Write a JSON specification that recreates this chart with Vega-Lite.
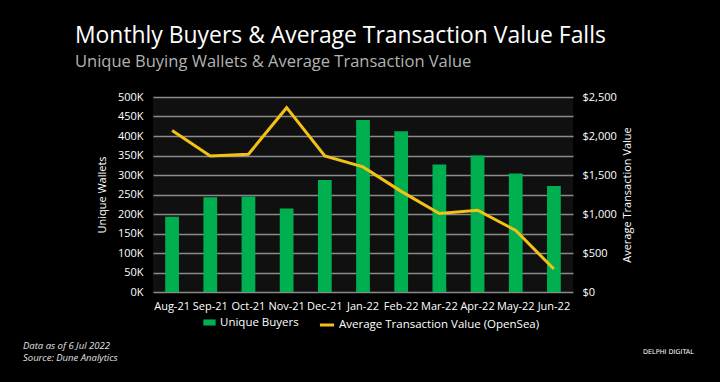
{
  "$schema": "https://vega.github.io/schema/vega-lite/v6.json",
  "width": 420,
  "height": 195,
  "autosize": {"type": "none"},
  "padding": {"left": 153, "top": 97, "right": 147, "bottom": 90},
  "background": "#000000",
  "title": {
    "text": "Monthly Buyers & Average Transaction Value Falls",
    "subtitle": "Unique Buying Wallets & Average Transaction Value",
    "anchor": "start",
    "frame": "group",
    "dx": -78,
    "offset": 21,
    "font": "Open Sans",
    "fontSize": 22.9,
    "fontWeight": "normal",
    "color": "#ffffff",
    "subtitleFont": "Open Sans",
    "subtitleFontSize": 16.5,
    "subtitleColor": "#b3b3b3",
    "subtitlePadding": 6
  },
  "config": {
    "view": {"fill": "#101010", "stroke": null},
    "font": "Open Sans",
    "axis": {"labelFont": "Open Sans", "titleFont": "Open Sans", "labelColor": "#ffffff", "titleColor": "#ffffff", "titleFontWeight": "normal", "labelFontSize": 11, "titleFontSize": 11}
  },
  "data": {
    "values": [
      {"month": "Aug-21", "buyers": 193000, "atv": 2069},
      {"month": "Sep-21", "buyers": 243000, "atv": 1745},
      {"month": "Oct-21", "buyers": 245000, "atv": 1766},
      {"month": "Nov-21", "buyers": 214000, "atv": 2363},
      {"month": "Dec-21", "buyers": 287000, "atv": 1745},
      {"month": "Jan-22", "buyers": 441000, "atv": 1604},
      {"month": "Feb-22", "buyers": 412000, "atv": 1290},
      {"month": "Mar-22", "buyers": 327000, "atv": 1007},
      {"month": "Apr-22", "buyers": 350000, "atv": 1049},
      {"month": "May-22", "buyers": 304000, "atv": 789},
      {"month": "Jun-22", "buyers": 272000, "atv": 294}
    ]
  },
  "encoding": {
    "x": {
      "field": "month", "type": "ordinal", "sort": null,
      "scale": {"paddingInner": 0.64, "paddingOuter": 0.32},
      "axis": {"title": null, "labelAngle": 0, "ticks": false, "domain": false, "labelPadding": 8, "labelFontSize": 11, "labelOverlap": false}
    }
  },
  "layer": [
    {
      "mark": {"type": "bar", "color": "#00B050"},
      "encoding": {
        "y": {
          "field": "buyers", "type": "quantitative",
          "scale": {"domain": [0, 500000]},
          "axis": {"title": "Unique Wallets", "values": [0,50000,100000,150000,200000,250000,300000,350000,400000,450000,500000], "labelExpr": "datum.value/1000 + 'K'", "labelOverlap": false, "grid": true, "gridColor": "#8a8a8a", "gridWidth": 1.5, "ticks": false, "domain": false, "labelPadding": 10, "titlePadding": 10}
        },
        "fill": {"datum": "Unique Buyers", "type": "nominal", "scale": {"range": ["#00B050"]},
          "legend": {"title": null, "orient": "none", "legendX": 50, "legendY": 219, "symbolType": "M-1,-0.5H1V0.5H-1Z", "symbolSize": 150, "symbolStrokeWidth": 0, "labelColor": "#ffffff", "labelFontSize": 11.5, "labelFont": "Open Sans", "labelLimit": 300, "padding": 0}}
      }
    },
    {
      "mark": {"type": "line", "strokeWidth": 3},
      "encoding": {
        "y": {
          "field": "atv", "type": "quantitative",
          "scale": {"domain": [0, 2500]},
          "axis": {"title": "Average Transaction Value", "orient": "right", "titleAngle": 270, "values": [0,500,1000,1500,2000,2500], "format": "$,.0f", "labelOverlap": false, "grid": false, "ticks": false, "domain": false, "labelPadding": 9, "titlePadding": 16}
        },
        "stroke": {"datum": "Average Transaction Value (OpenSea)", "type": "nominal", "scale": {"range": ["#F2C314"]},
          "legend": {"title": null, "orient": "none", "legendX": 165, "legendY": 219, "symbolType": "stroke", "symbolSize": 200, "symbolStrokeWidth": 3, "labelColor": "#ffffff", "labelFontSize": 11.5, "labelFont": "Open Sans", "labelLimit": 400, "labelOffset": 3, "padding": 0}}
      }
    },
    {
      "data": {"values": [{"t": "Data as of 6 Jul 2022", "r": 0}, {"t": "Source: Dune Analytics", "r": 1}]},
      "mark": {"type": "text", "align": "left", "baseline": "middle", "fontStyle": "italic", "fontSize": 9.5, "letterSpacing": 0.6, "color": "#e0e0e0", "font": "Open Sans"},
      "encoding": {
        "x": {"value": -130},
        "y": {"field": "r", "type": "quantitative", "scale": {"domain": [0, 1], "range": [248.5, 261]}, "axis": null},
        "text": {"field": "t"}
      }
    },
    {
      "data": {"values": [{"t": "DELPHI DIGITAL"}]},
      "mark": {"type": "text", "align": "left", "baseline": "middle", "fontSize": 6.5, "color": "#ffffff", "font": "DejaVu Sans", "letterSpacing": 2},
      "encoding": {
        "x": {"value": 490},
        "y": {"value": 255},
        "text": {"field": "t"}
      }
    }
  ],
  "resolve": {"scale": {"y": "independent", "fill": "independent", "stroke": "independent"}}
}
------------
What the task requires:
Leave the pictures out and copy the rest of the data exactly.

Completed task:
Write a JSON specification that recreates this chart with Vega-Lite.
{
  "$schema": "https://vega.github.io/schema/vega-lite/v6.json",
  "width": 420,
  "height": 195,
  "autosize": {"type": "none"},
  "padding": {"left": 153, "top": 97, "right": 147, "bottom": 90},
  "background": "#000000",
  "title": {
    "text": "Monthly Buyers & Average Transaction Value Falls",
    "subtitle": "Unique Buying Wallets & Average Transaction Value",
    "anchor": "start",
    "frame": "group",
    "dx": -78,
    "offset": 21,
    "font": "Open Sans",
    "fontSize": 22.9,
    "fontWeight": "normal",
    "color": "#ffffff",
    "subtitleFont": "Open Sans",
    "subtitleFontSize": 16.5,
    "subtitleColor": "#b3b3b3",
    "subtitlePadding": 6
  },
  "config": {
    "view": {"fill": "#101010", "stroke": null},
    "font": "Open Sans",
    "axis": {"labelFont": "Open Sans", "titleFont": "Open Sans", "labelColor": "#ffffff", "titleColor": "#ffffff", "titleFontWeight": "normal", "labelFontSize": 11, "titleFontSize": 11}
  },
  "data": {
    "values": [
      {"month": "Aug-21", "buyers": 193000, "atv": 2069},
      {"month": "Sep-21", "buyers": 243000, "atv": 1745},
      {"month": "Oct-21", "buyers": 245000, "atv": 1766},
      {"month": "Nov-21", "buyers": 214000, "atv": 2363},
      {"month": "Dec-21", "buyers": 287000, "atv": 1745},
      {"month": "Jan-22", "buyers": 441000, "atv": 1604},
      {"month": "Feb-22", "buyers": 412000, "atv": 1290},
      {"month": "Mar-22", "buyers": 327000, "atv": 1007},
      {"month": "Apr-22", "buyers": 350000, "atv": 1049},
      {"month": "May-22", "buyers": 304000, "atv": 789},
      {"month": "Jun-22", "buyers": 272000, "atv": 294}
    ]
  },
  "encoding": {
    "x": {
      "field": "month", "type": "ordinal", "sort": null,
      "scale": {"paddingInner": 0.64, "paddingOuter": 0.32},
      "axis": {"title": null, "labelAngle": 0, "ticks": false, "domain": false, "labelPadding": 8, "labelFontSize": 11, "labelOverlap": false}
    }
  },
  "layer": [
    {
      "mark": {"type": "bar", "color": "#00B050"},
      "encoding": {
        "y": {
          "field": "buyers", "type": "quantitative",
          "scale": {"domain": [0, 500000]},
          "axis": {"title": "Unique Wallets", "values": [0,50000,100000,150000,200000,250000,300000,350000,400000,450000,500000], "labelExpr": "datum.value/1000 + 'K'", "labelOverlap": false, "grid": true, "gridColor": "#8a8a8a", "gridWidth": 1.5, "ticks": false, "domain": false, "labelPadding": 10, "titlePadding": 10}
        },
        "fill": {"datum": "Unique Buyers", "type": "nominal", "scale": {"range": ["#00B050"]},
          "legend": {"title": null, "orient": "none", "legendX": 50, "legendY": 219, "symbolType": "M-1,-0.5H1V0.5H-1Z", "symbolSize": 150, "symbolStrokeWidth": 0, "labelColor": "#ffffff", "labelFontSize": 11.5, "labelFont": "Open Sans", "labelLimit": 300, "padding": 0}}
      }
    },
    {
      "mark": {"type": "line", "strokeWidth": 3},
      "encoding": {
        "y": {
          "field": "atv", "type": "quantitative",
          "scale": {"domain": [0, 2500]},
          "axis": {"title": "Average Transaction Value", "orient": "right", "titleAngle": 270, "values": [0,500,1000,1500,2000,2500], "format": "$,.0f", "labelOverlap": false, "grid": false, "ticks": false, "domain": false, "labelPadding": 9, "titlePadding": 16}
        },
        "stroke": {"datum": "Average Transaction Value (OpenSea)", "type": "nominal", "scale": {"range": ["#F2C314"]},
          "legend": {"title": null, "orient": "none", "legendX": 165, "legendY": 219, "symbolType": "stroke", "symbolSize": 200, "symbolStrokeWidth": 3, "labelColor": "#ffffff", "labelFontSize": 11.5, "labelFont": "Open Sans", "labelLimit": 400, "labelOffset": 3, "padding": 0}}
      }
    },
    {
      "data": {"values": [{"t": "Data as of 6 Jul 2022", "r": 0}, {"t": "Source: Dune Analytics", "r": 1}]},
      "mark": {"type": "text", "align": "left", "baseline": "middle", "fontStyle": "italic", "fontSize": 9.5, "letterSpacing": 0.6, "color": "#e0e0e0", "font": "Open Sans"},
      "encoding": {
        "x": {"value": -130},
        "y": {"field": "r", "type": "quantitative", "scale": {"domain": [0, 1], "range": [248.5, 261]}, "axis": null},
        "text": {"field": "t"}
      }
    },
    {
      "data": {"values": [{"t": "DELPHI DIGITAL"}]},
      "mark": {"type": "text", "align": "left", "baseline": "middle", "fontSize": 6.5, "color": "#ffffff", "font": "DejaVu Sans", "letterSpacing": 2},
      "encoding": {
        "x": {"value": 490},
        "y": {"value": 255},
        "text": {"field": "t"}
      }
    }
  ],
  "resolve": {"scale": {"y": "independent", "fill": "independent", "stroke": "independent"}}
}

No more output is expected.